In other words, I am looking for $A^\alpha_{\; \beta \mu}$ and $B^\alpha_{\; \beta \nu}$ such that
$$\{V^\alpha_{\;\;;\mu}(x^i,t), \tilde \pi_\beta(y^i,t)\} = \nabla^{(x)}_\mu\{V^\alpha (x^i,t), \tilde \pi_\beta(y^i, t)\} + A^\alpha_{\; \beta \mu}$$
$$\{V^\alpha(x^i,t), \tilde  \pi_{\beta;\nu}(y^i,t)\} = \nabla^{(y)}_\nu\{V^\alpha (x^i,t), \tilde  \pi_\beta(y^i, t)\} + B^\alpha_{\; \beta \nu}$$
What are they and how can I find them?
 A: There was an error in the foundational assumption of the question. (I have edited the original question so that the notation agrees and you can find definitions of quantities there if not defined here.)
Much of the difficulties with the computation come from the fact that the "proper" canonically conjugate momentum is actually defined as
$$\pi_\mu = \frac{\partial (\tilde{\mathcal{L}} \sqrt{-g})}{\partial (\partial_0 V^\mu)} = \frac{\partial \mathcal{L}}{\partial (\partial_0 V^\mu)}\,.$$
This momentum $\pi_\mu = \tilde{\pi}_\mu \sqrt{-g}$ is then itself a vector density on $\Sigma$ and the Poisson bracket reads
$$\{V^\alpha(x^i,t), \pi_\beta (y^i,t)\} = \delta^\alpha_\beta \delta^{(3)}(x^{i} - y^i)\,.$$
Note that in the original question the $\{V^\alpha(x^i,t), \tilde \pi_\beta (y^i,t)\}$ bracket is stated incorrectly, because we see that we have 
$$\{V^\alpha(x^i,t), \tilde \pi_\beta (y^i,t)\} =  \frac{1}{\sqrt{-g}}\delta^\alpha_\beta \delta^{(3)}(x^{i} - y^i)\,.$$
Using the properties of the delta function it is then easy to show that the following Poisson bracket can be defined for the functionals of the fields: 
$$
A(t)[\pi,\phi] = \int \mathcal{A}(\pi_\alpha,\pi_{\alpha,i}, V^\alpha, V^\alpha_{\;,i},x^i,t) d^3 x $$ $$
B(t)[\pi,\phi] = \int \mathcal{B}(\pi_\alpha,\pi_{\alpha,i}, V^\alpha, V^\alpha_{\;,i},x^i,t) d^3 x $$ $$
\{A(t),B(t)\} = \int \frac{\delta \mathcal{A}}{\delta V^\alpha} \frac{\delta \mathcal{B}}{\delta \pi_\alpha} - \frac{\delta \mathcal{B}}{\delta V^\alpha} \frac{\delta \mathcal{A}}{\delta \pi_\alpha} d^3 x  $$
where $\mathcal{A},\mathcal{B}$ are densities on $\Sigma$ and $\delta \mathcal{F}/\delta f$ is the variational derivative
\begin{equation}
\frac{\delta \mathcal{F}}{\delta f} = \frac{\partial \mathcal{F}}{\partial f} - \frac{\partial \;}{\partial x^i} \frac{\partial \mathcal{F}}{\partial (f_{,i})}\,,
\end{equation}
where we have assumed that $\mathcal{F}$ is dependent only on $f$ and its first-order gradients (for higher order gradients we get a series of analogous terms of varying sign). This addresses only spatial gradients on $\Sigma$ and not the temporal ones. 

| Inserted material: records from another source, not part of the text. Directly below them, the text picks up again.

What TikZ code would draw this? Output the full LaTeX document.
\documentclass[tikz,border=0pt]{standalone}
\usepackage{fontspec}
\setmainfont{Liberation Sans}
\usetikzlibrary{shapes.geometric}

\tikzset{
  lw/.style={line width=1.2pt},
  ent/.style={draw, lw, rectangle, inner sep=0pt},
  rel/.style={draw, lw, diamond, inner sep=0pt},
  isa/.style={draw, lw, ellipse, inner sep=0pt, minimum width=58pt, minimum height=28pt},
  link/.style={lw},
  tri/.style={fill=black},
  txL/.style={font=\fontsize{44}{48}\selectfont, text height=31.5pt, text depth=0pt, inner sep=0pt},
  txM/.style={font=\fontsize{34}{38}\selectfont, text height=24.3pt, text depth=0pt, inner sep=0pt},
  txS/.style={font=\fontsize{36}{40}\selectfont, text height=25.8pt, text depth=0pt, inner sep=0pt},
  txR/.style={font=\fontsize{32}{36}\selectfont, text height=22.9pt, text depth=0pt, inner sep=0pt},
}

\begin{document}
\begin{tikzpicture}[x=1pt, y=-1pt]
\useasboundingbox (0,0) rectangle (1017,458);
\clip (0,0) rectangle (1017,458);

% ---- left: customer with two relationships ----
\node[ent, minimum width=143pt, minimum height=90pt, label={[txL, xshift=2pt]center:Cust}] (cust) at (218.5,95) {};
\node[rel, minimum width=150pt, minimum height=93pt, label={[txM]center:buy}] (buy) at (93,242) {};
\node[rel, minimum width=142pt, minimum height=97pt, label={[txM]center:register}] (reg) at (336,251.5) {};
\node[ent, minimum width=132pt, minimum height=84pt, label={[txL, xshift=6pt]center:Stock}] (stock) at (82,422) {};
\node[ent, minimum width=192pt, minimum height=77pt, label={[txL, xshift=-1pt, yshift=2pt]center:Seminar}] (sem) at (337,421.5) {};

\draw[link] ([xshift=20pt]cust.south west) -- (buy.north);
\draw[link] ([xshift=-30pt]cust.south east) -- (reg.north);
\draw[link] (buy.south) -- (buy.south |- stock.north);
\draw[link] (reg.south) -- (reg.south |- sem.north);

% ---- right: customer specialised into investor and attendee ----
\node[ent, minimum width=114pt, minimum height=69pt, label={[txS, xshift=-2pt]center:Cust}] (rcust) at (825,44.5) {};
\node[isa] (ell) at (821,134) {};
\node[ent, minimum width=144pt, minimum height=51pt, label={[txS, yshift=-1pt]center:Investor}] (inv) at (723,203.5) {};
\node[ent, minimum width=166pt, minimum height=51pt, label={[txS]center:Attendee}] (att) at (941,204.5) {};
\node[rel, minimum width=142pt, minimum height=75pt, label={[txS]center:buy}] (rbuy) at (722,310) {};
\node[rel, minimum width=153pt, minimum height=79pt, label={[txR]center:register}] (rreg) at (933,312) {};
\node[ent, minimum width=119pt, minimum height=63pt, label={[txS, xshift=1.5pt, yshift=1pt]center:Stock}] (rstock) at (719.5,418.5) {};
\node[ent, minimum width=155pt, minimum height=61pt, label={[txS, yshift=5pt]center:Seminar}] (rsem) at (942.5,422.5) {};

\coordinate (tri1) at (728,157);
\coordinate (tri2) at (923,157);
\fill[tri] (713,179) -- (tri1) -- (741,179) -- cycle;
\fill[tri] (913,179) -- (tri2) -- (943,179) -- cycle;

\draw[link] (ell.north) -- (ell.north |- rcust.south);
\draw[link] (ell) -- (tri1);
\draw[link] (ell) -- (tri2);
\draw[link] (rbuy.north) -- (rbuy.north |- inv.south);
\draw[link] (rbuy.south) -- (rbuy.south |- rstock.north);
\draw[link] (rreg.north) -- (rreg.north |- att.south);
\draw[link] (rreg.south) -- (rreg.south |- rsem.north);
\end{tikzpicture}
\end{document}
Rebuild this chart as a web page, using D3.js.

The temporal gradients can be eliminated by $field_{,0} = \{field,\mathcal{H}\}$, some first order gradients will be possible to eliminate by substituting
$$\pi_\mu V^{\mu}_{\;,0} - \mathcal{L} = \mathcal{H}\,.$$
As for the commutators of gradients of fields, with these better variables it is easy to compute
$$\{V^\alpha_{\;;\mu}(x^i,t), \pi_\beta (y^i,t)\} = (\delta^\alpha_\beta \partial_{\mu(x)} + \Gamma^\alpha_{\mu\beta})\delta^{(3)}(x^{i} - y^i)$$
$$\{V^\alpha(x^i,t), \pi_{\beta|\mu} (y^i,t)\} = (\delta^\alpha_\beta \partial_{\mu(y)} - \Gamma^\alpha_{\mu\beta})\delta^{(3)}(x^{i} - y^i)\,,$$
where the symbol $\pi_{\beta|\mu}$ stands for a pseudo-covariant derivative $\pi_{\beta|\mu} = \pi_{\beta,\mu} - \Gamma^\gamma_{\mu\beta} \pi_\gamma$ (remember that $\pi_\mu$ is not a covariant quantity) and of course $\partial_0 \delta^{(3)} = 0$. This derivative proves to be very useful in the computation of many brackets.